§ **WHAT TO WORK ON**: Please transcribe the data below exactly. Leave the pictures out.

§ **SOURCE MATERIAL**:
#####

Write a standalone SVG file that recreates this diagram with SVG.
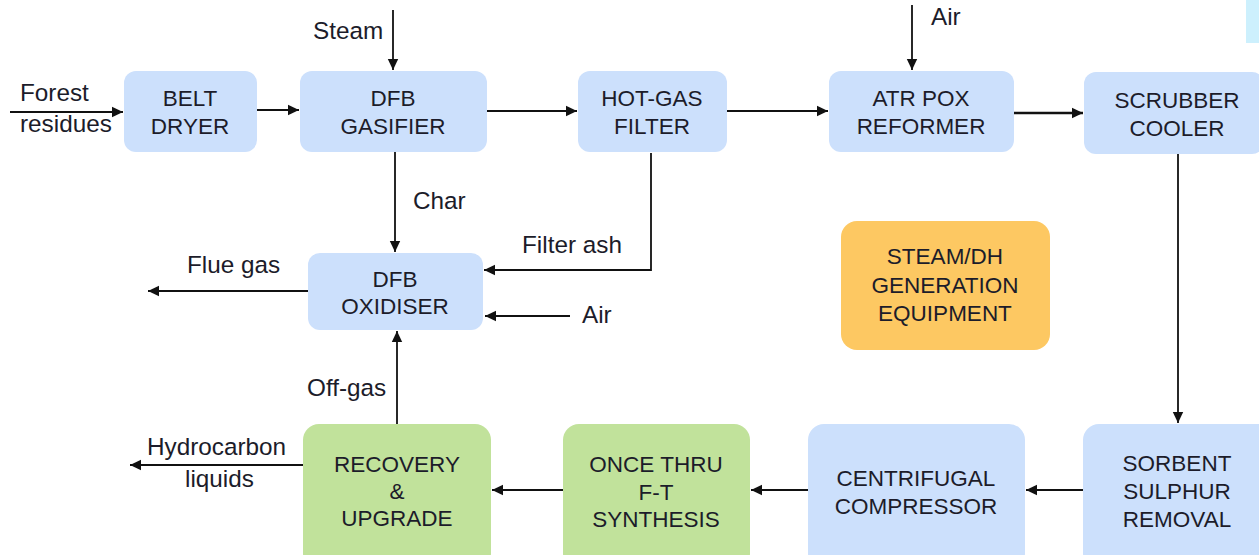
<svg xmlns="http://www.w3.org/2000/svg" width="1259" height="555" viewBox="0 0 1259 555">
<style>
.bx{fill:#cce0fc}
.gr{fill:#c1e29b}
.or{fill:#fdc862}
.t{font-family:"Liberation Sans",Arial,sans-serif;font-size:22.5px;fill:#1c1c2a;text-anchor:middle}
.l{font-family:"Liberation Sans",Arial,sans-serif;font-size:24.3px;fill:#1c1c2a}
.c{fill:none;stroke:#111;stroke-width:1.8}
</style>
<defs>
<marker id="ah" markerWidth="12" markerHeight="12" refX="11" refY="6" orient="auto" markerUnits="userSpaceOnUse">
<path d="M0,0.8 L11,6 L0,11.2 Z" fill="#111"/>
</marker>
</defs>
<rect x="1246" y="0" width="13" height="43" fill="#cdf0fd"/>
<g id="connectors">
<path class="c" d="M10,112 H123" marker-end="url(#ah)"/>
<path class="c" d="M257,110 H299" marker-end="url(#ah)"/>
<path class="c" d="M393,10 V70" marker-end="url(#ah)"/>
<path class="c" d="M487,111 H577" marker-end="url(#ah)"/>
<path class="c" d="M727,111 H828" marker-end="url(#ah)"/>
<path class="c" d="M912,5 V70" marker-end="url(#ah)"/>
<path class="c" style="stroke-width:2.4" d="M1014,113 H1083" marker-end="url(#ah)"/>
<path class="c" d="M1178,154 V423" marker-end="url(#ah)"/>
<path class="c" d="M395,152 V252" marker-end="url(#ah)"/>
<path class="c" d="M651,153 V270 H484" marker-end="url(#ah)"/>
<path class="c" d="M570,316 H485" marker-end="url(#ah)"/>
<path class="c" d="M308,291 H148" marker-end="url(#ah)"/>
<path class="c" d="M397,424 V331" marker-end="url(#ah)"/>
<path class="c" d="M303,465 H130" marker-end="url(#ah)"/>
<path class="c" d="M1083,490 H1026" marker-end="url(#ah)"/>
<path class="c" d="M808,490 H751" marker-end="url(#ah)"/>
<path class="c" d="M563,490 H492" marker-end="url(#ah)"/>
</g>
<g id="labels">
<text class="l" x="20" y="101">Forest</text>
<text class="l" x="20" y="132">residues</text>
<text class="l" x="313" y="39">Steam</text>
<text class="l" x="931" y="25">Air</text>
<text class="l" x="413" y="209">Char</text>
<text class="l" x="522" y="253">Filter ash</text>
<text class="l" x="187" y="273">Flue gas</text>
<text class="l" x="582" y="323">Air</text>
<text class="l" x="307" y="396">Off-gas</text>
<text class="l" x="147" y="455">Hydrocarbon</text>
<text class="l" x="185" y="487">liquids</text>
</g>
<g id="belt-dryer">
<rect class="bx" x="124" y="71" width="133" height="81" rx="12"/>
<text class="t" x="190" y="106">BELT</text>
<text class="t" x="190" y="134">DRYER</text>
</g>
<g id="dfb-gasifier">
<rect class="bx" x="300" y="71" width="187" height="81" rx="12"/>
<text class="t" x="393" y="106">DFB</text>
<text class="t" x="393" y="134">GASIFIER</text>
</g>
<g id="hot-gas-filter">
<rect class="bx" x="578" y="71" width="149" height="81" rx="12"/>
<text class="t" x="652" y="106">HOT-GAS</text>
<text class="t" x="652" y="134">FILTER</text>
</g>
<g id="atr-pox-reformer">
<rect class="bx" x="829" y="71" width="185" height="81" rx="12"/>
<text class="t" x="921" y="106">ATR POX</text>
<text class="t" x="921" y="134">REFORMER</text>
</g>
<g id="scrubber-cooler">
<rect class="bx" x="1084" y="72" width="180" height="82" rx="12"/>
<text class="t" x="1177" y="108">SCRUBBER</text>
<text class="t" x="1177" y="136">COOLER</text>
</g>
<g id="dfb-oxidiser">
<rect class="bx" x="308" y="253" width="175" height="77" rx="12"/>
<text class="t" x="395" y="287">DFB</text>
<text class="t" x="395" y="314">OXIDISER</text>
</g>
<g id="steam-dh">
<rect class="or" x="841" y="221" width="209" height="129" rx="16"/>
<text class="t" x="945" y="264">STEAM/DH</text>
<text class="t" x="945" y="293">GENERATION</text>
<text class="t" x="945" y="321">EQUIPMENT</text>
</g>
<g id="sorbent-sulphur-removal">
<rect class="bx" x="1083" y="424" width="190" height="145" rx="16"/>
<text class="t" x="1177" y="471">SORBENT</text>
<text class="t" x="1177" y="499">SULPHUR</text>
<text class="t" x="1177" y="527">REMOVAL</text>
</g>
<g id="centrifugal-compressor">
<rect class="bx" x="808" y="424" width="217" height="145" rx="16"/>
<text class="t" x="916" y="486">CENTRIFUGAL</text>
<text class="t" x="916" y="514">COMPRESSOR</text>
</g>
<g id="ft-synthesis">
<rect class="gr" x="563" y="424" width="187" height="145" rx="16"/>
<text class="t" x="656" y="472">ONCE THRU</text>
<text class="t" x="656" y="500">F-T</text>
<text class="t" x="656" y="527">SYNTHESIS</text>
</g>
<g id="recovery-upgrade">
<rect class="gr" x="303" y="424" width="188" height="145" rx="16"/>
<text class="t" x="397" y="472">RECOVERY</text>
<text class="t" x="397" y="499">&amp;</text>
<text class="t" x="397" y="526">UPGRADE</text>
</g>
</svg>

#####

§ **FINAL RESULT**:
Write a standalone SVG file that recreates this diagram with SVG.
<svg xmlns="http://www.w3.org/2000/svg" width="1259" height="555" viewBox="0 0 1259 555">
<style>
.bx{fill:#cce0fc}
.gr{fill:#c1e29b}
.or{fill:#fdc862}
.t{font-family:"Liberation Sans",Arial,sans-serif;font-size:22.5px;fill:#1c1c2a;text-anchor:middle}
.l{font-family:"Liberation Sans",Arial,sans-serif;font-size:24.3px;fill:#1c1c2a}
.c{fill:none;stroke:#111;stroke-width:1.8}
</style>
<defs>
<marker id="ah" markerWidth="12" markerHeight="12" refX="11" refY="6" orient="auto" markerUnits="userSpaceOnUse">
<path d="M0,0.8 L11,6 L0,11.2 Z" fill="#111"/>
</marker>
</defs>
<rect x="1246" y="0" width="13" height="43" fill="#cdf0fd"/>
<g id="connectors">
<path class="c" d="M10,112 H123" marker-end="url(#ah)"/>
<path class="c" d="M257,110 H299" marker-end="url(#ah)"/>
<path class="c" d="M393,10 V70" marker-end="url(#ah)"/>
<path class="c" d="M487,111 H577" marker-end="url(#ah)"/>
<path class="c" d="M727,111 H828" marker-end="url(#ah)"/>
<path class="c" d="M912,5 V70" marker-end="url(#ah)"/>
<path class="c" style="stroke-width:2.4" d="M1014,113 H1083" marker-end="url(#ah)"/>
<path class="c" d="M1178,154 V423" marker-end="url(#ah)"/>
<path class="c" d="M395,152 V252" marker-end="url(#ah)"/>
<path class="c" d="M651,153 V270 H484" marker-end="url(#ah)"/>
<path class="c" d="M570,316 H485" marker-end="url(#ah)"/>
<path class="c" d="M308,291 H148" marker-end="url(#ah)"/>
<path class="c" d="M397,424 V331" marker-end="url(#ah)"/>
<path class="c" d="M303,465 H130" marker-end="url(#ah)"/>
<path class="c" d="M1083,490 H1026" marker-end="url(#ah)"/>
<path class="c" d="M808,490 H751" marker-end="url(#ah)"/>
<path class="c" d="M563,490 H492" marker-end="url(#ah)"/>
</g>
<g id="labels">
<text class="l" x="20" y="101">Forest</text>
<text class="l" x="20" y="132">residues</text>
<text class="l" x="313" y="39">Steam</text>
<text class="l" x="931" y="25">Air</text>
<text class="l" x="413" y="209">Char</text>
<text class="l" x="522" y="253">Filter ash</text>
<text class="l" x="187" y="273">Flue gas</text>
<text class="l" x="582" y="323">Air</text>
<text class="l" x="307" y="396">Off-gas</text>
<text class="l" x="147" y="455">Hydrocarbon</text>
<text class="l" x="185" y="487">liquids</text>
</g>
<g id="belt-dryer">
<rect class="bx" x="124" y="71" width="133" height="81" rx="12"/>
<text class="t" x="190" y="106">BELT</text>
<text class="t" x="190" y="134">DRYER</text>
</g>
<g id="dfb-gasifier">
<rect class="bx" x="300" y="71" width="187" height="81" rx="12"/>
<text class="t" x="393" y="106">DFB</text>
<text class="t" x="393" y="134">GASIFIER</text>
</g>
<g id="hot-gas-filter">
<rect class="bx" x="578" y="71" width="149" height="81" rx="12"/>
<text class="t" x="652" y="106">HOT-GAS</text>
<text class="t" x="652" y="134">FILTER</text>
</g>
<g id="atr-pox-reformer">
<rect class="bx" x="829" y="71" width="185" height="81" rx="12"/>
<text class="t" x="921" y="106">ATR POX</text>
<text class="t" x="921" y="134">REFORMER</text>
</g>
<g id="scrubber-cooler">
<rect class="bx" x="1084" y="72" width="180" height="82" rx="12"/>
<text class="t" x="1177" y="108">SCRUBBER</text>
<text class="t" x="1177" y="136">COOLER</text>
</g>
<g id="dfb-oxidiser">
<rect class="bx" x="308" y="253" width="175" height="77" rx="12"/>
<text class="t" x="395" y="287">DFB</text>
<text class="t" x="395" y="314">OXIDISER</text>
</g>
<g id="steam-dh">
<rect class="or" x="841" y="221" width="209" height="129" rx="16"/>
<text class="t" x="945" y="264">STEAM/DH</text>
<text class="t" x="945" y="293">GENERATION</text>
<text class="t" x="945" y="321">EQUIPMENT</text>
</g>
<g id="sorbent-sulphur-removal">
<rect class="bx" x="1083" y="424" width="190" height="145" rx="16"/>
<text class="t" x="1177" y="471">SORBENT</text>
<text class="t" x="1177" y="499">SULPHUR</text>
<text class="t" x="1177" y="527">REMOVAL</text>
</g>
<g id="centrifugal-compressor">
<rect class="bx" x="808" y="424" width="217" height="145" rx="16"/>
<text class="t" x="916" y="486">CENTRIFUGAL</text>
<text class="t" x="916" y="514">COMPRESSOR</text>
</g>
<g id="ft-synthesis">
<rect class="gr" x="563" y="424" width="187" height="145" rx="16"/>
<text class="t" x="656" y="472">ONCE THRU</text>
<text class="t" x="656" y="500">F-T</text>
<text class="t" x="656" y="527">SYNTHESIS</text>
</g>
<g id="recovery-upgrade">
<rect class="gr" x="303" y="424" width="188" height="145" rx="16"/>
<text class="t" x="397" y="472">RECOVERY</text>
<text class="t" x="397" y="499">&amp;</text>
<text class="t" x="397" y="526">UPGRADE</text>
</g>
</svg>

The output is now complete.